The Italian Revenue Agency issued Letter No. 88/2026 on March 30, confirming that VAT groups cannot use excess credits to offset tax debts of individual group members, restricting such credits to refund claims or third-party transfers only.
The guidance addresses a query from a VAT group expecting over €3 million in excess credits for 2025, generated by significant capital investments and zero-rated export transactions. The group sought to transfer these credits within its tax consolidation structure to cover other tax obligations of participating members.
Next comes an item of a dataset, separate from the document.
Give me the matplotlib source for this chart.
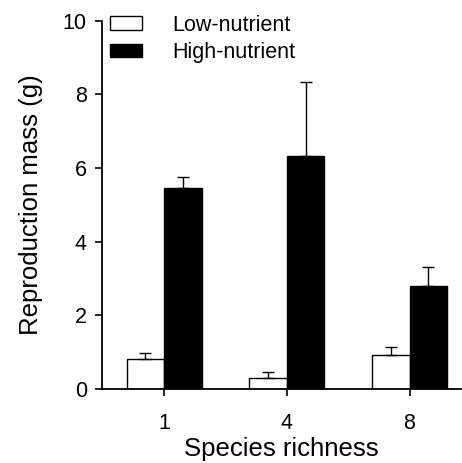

VAT Group as Autonomous Entity
The Revenue Agency confirmed that a VAT group operates as a single autonomous taxable person, separate from its individual members. This structure means VAT positions are assessed at the group level rather than individually, with all obligations and rights held by the group itself through its representative.
Compensation Restrictions
Article 4 of Ministerial Decree 6 April 2018 explicitly prohibits VAT groups from using credits to offset debts of individual participants. The agency explained this reflects the fundamental principle that compensation requires debts and credits to belong to the same legal entity. Since the VAT group and its individual members are distinct subjects for tax purposes, cross-compensation is not permitted.
The Revenue Agency referenced its 2017 Resolution No. 140/E, which established that compensation applies only between identical subjects, with limited exceptions requiring specific legislative provisions.
Permitted Uses
Excess VAT credits generated by groups may only be utilized through refund requests under Article 30 of the VAT Decree, subject to applicable conditions, or transferred to third parties including individual group participants under Article 6(5) of the 2018 decree. Such transfers must comply with civil code provisions on assignment of credits and require delegation from group participants to the group representative.
The clarification reinforces the structural separation between VAT grouping and other tax consolidation mechanisms, requiring businesses to manage excess VAT positions strictly within the VAT framework regardless of broader corporate tax arrangements.